All of the top three contains the words “the” and “of”

Total word count in the file

wdct <- wordcount(samp)
wdct
## [1] 202698

average number of character in each word

charPwd <- nchar(samp) / wdct

How many unique words is needed to cover 50% of the file text?

count = 0
for (i in 1:nrow(pt1)) 
{
  count = count + pt1$freq[i]
  if (count >= 0.5 * wdct)
  {
    break
  }
}
i
## [1] 138
i/nrow(pt1)
## [1] 0.005846219

It require 138 number of unique words to cover 50% of the file text, which 0.0058462 of the total number of unique words.

Find non-English words

#Load a English dictionary
data("GradyAugmented")

# Get all words that are in the dictionary
noEngIn <- sapply(pt1$ngrams, function(x) x %>% str_trim  %in% GradyAugmented)

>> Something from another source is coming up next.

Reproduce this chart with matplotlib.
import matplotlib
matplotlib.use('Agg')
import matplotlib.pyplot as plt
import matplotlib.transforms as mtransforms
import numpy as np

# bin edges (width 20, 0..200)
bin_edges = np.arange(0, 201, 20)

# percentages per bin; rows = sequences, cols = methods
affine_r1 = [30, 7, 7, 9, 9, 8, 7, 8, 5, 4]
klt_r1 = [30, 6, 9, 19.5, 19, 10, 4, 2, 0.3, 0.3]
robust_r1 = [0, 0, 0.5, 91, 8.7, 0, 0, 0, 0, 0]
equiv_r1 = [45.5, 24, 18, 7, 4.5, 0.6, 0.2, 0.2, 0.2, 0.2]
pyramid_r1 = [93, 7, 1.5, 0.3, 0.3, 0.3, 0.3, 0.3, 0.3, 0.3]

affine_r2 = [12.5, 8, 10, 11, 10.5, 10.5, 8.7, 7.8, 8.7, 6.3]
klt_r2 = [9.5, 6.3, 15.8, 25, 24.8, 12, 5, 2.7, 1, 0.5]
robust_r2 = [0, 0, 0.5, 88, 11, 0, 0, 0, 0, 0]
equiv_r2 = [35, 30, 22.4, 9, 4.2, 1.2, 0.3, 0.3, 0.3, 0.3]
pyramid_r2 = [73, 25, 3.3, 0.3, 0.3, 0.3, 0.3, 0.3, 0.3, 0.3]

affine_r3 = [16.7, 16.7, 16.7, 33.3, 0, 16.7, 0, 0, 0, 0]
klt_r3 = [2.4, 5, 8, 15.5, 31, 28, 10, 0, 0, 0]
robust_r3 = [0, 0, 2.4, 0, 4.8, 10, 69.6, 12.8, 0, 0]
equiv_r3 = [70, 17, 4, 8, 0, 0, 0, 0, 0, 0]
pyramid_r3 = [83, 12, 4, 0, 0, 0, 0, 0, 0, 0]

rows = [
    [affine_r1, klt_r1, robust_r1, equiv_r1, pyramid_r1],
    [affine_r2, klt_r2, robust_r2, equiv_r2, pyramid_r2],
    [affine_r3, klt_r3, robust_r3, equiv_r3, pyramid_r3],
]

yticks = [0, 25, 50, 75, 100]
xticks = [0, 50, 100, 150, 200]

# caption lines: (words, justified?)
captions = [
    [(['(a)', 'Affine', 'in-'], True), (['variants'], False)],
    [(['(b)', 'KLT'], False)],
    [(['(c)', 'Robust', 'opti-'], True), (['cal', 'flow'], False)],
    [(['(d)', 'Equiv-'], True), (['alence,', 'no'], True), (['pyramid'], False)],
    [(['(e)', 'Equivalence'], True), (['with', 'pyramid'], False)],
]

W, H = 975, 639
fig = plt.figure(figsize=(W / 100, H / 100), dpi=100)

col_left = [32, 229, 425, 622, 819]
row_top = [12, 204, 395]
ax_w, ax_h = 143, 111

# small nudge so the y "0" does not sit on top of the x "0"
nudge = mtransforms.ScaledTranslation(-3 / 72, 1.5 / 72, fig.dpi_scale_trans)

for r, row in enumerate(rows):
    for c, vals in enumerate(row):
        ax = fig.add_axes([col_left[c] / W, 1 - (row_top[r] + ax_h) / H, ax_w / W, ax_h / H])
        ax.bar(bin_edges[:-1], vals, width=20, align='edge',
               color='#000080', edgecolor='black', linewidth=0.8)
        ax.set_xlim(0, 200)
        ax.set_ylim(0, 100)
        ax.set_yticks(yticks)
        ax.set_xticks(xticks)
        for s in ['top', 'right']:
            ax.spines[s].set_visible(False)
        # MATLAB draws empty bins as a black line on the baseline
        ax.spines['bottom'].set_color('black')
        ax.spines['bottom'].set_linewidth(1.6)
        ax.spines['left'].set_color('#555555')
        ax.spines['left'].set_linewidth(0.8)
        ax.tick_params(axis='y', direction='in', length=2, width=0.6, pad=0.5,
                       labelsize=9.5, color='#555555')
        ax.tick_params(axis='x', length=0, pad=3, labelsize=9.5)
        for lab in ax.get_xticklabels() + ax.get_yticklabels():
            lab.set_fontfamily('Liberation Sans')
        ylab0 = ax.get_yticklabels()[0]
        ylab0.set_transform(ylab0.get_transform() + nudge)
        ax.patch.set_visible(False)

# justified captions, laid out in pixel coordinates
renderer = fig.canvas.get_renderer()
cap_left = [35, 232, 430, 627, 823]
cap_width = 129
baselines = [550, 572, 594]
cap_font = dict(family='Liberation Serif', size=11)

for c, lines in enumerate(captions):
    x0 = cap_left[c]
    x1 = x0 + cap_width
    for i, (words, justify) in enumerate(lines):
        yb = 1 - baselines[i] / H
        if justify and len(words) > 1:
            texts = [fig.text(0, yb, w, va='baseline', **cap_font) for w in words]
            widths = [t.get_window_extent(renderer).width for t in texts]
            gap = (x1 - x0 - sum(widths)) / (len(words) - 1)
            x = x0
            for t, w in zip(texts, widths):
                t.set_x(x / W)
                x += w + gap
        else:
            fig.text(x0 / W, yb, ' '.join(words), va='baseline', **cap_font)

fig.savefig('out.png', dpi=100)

nonEng <- pt1$ngrams[!noEngIn]
head(nonEng)
## [1] "im "   " "     "dont " "— "    "– "    "it’s "

Remove number of word start with capitalized data

# Remove words that contain numbers
nonEng <- nonEng[!grepl(".*?[0-9]+.*?", str_trim(nonEng))]

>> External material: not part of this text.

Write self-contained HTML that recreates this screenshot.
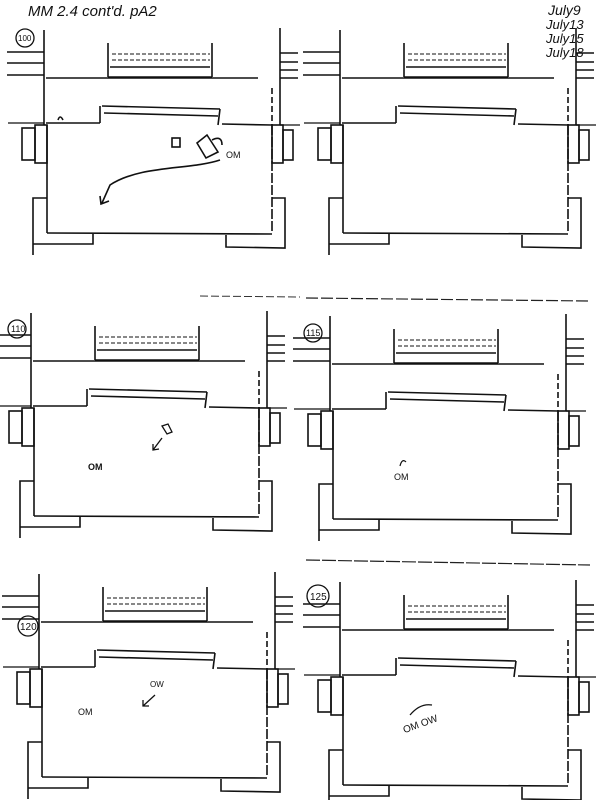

# Remove words that is capitalized
# It is likely that such word is a special noun
nonEng <- nonEng[!grepl("^[A-Z]", str_trim(nonEng))]
head(nonEng)
## [1] "im "   " "     "dont " "— "    "– "    "it’s "

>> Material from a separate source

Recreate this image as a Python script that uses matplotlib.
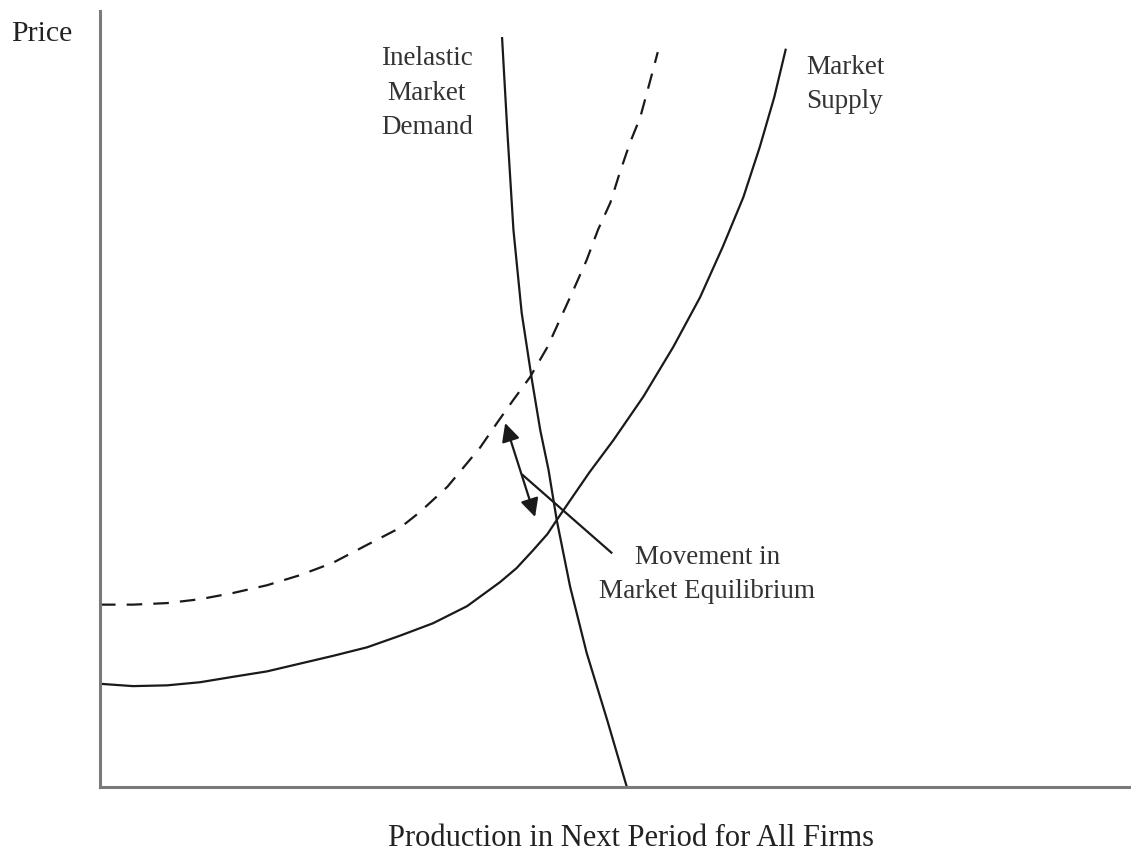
import matplotlib
matplotlib.use("Agg")
import matplotlib.pyplot as plt

# Quantity (0-100) and price (0-100)
supply_q = [0.0, 3.2, 6.5, 9.7, 12.9, 16.2, 19.4, 22.6, 25.9, 29.1, 32.3, 35.6, 38.8, 40.4,
            42.0, 43.4, 44.3, 46.1, 47.5, 49.8, 52.7, 55.6, 58.2, 60.4, 62.4, 64.0, 65.4, 66.5]
supply_p = [13.3, 13.0, 13.1, 13.5, 14.2, 14.9, 15.9, 16.9, 18.0, 19.5, 21.1, 23.3, 26.4, 28.2,
            30.5, 32.6, 34.4, 37.9, 40.6, 44.7, 50.3, 56.7, 63.1, 69.6, 76.0, 82.5, 88.9, 95.0]

shifted_q = [0.0, 3.2, 6.5, 9.7, 12.9, 16.2, 19.4, 22.6, 25.9, 29.1, 31.0, 33.7, 36.9, 38.5,
             40.1, 41.7, 43.4, 44.6, 45.9, 47.2, 48.3, 49.5, 50.4, 51.4, 52.4, 53.3, 54.1]
shifted_p = [23.5, 23.5, 23.7, 24.2, 25.0, 26.0, 27.3, 28.9, 31.2, 33.4, 35.4, 38.7, 43.8, 46.9,
             49.9, 52.8, 56.7, 60.2, 64.0, 67.9, 71.8, 75.3, 79.1, 83.0, 86.3, 90.7, 94.7]

demand_q = [39.0, 39.5, 40.1, 40.9, 41.9, 42.7, 43.5, 44.3, 45.6, 47.2, 49.2, 51.1]
demand_p = [96.5, 84.7, 71.8, 61.1, 52.4, 46.0, 40.9, 34.4, 25.8, 17.3, 8.6, 0.0]

move_start = (39.3, 46.9)
move_end = (42.2, 34.8)
leader_start = (41.0, 40.2)
leader_end = (49.6, 30.2)

W, H = 1131, 852
fig = plt.figure(figsize=(W / 100, H / 100), dpi=100)
ax = fig.add_axes([100 / W, (H - 787) / H, (W - 100) / W, (787 - 11) / H])
ax.set_xlim(0, 100)
ax.set_ylim(0, 100)
for s in ["top", "right"]:
    ax.spines[s].set_visible(False)
for s in ["left", "bottom"]:
    ax.spines[s].set_color("#7a7a7a")
    ax.spines[s].set_linewidth(2.2)
ax.set_xticks([])
ax.set_yticks([])

serif = ["Liberation Serif", "DejaVu Serif"]
lc = "#1a1a1a"
ax.plot(supply_q, supply_p, color=lc, lw=1.6, solid_joinstyle="round")
ax.plot(shifted_q, shifted_p, color=lc, lw=1.6, dashes=(7, 5))
ax.plot(demand_q, demand_p, color=lc, lw=1.6, solid_joinstyle="round", clip_on=False)

ax.annotate("", xy=move_start, xytext=move_end,
            arrowprops=dict(arrowstyle="<|-|>,head_length=0.5,head_width=0.25", color=lc, lw=1.6,
                            mutation_scale=22, shrinkA=0, shrinkB=0))
ax.plot([leader_start[0], leader_end[0]], [leader_start[1], leader_end[1]], color=lc, lw=1.6)

tc = "#333333"
fs = 19.5
ax.text(31.7, 89.4, "Inelastic\nMarket\nDemand", ha="center", va="center",
        fontsize=fs, family=serif, color=tc, linespacing=1.5)
ax.text(68.5, 90.5, "Market\nSupply", ha="left", va="center",
        fontsize=fs, family=serif, color=tc, linespacing=1.5)
ax.text(58.9, 27.4, "Movement in\nMarket Equilibrium", ha="center", va="center",
        fontsize=fs, family=serif, color=tc, linespacing=1.5)

fig.text(11 / W, 1 - 34 / H, "Price", ha="left", va="center",
         fontsize=21.5, family=serif, color="#222222")
fig.text(631 / W, 1 - 838 / H, "Production in Next Period for All Firms",
         ha="center", va="center", fontsize=22, family=serif, color="#222222")

fig.savefig("out.png", dpi=100, facecolor="white")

From the above list of character, we can see there is little to none words from foreign languages.

Exploratory analysis summary

I think 0.1% of the original data can already have a accurate representation of the training set since the sample already have 202698 words.
The reduction of sample set can allow more rapid exploration of the data while keeping the accuracy of the findings.

Text Prediction

Plan

Prediction algorithm

I will create a prediction algorithm base on the n-grams words frequency. The frequency convert to probability.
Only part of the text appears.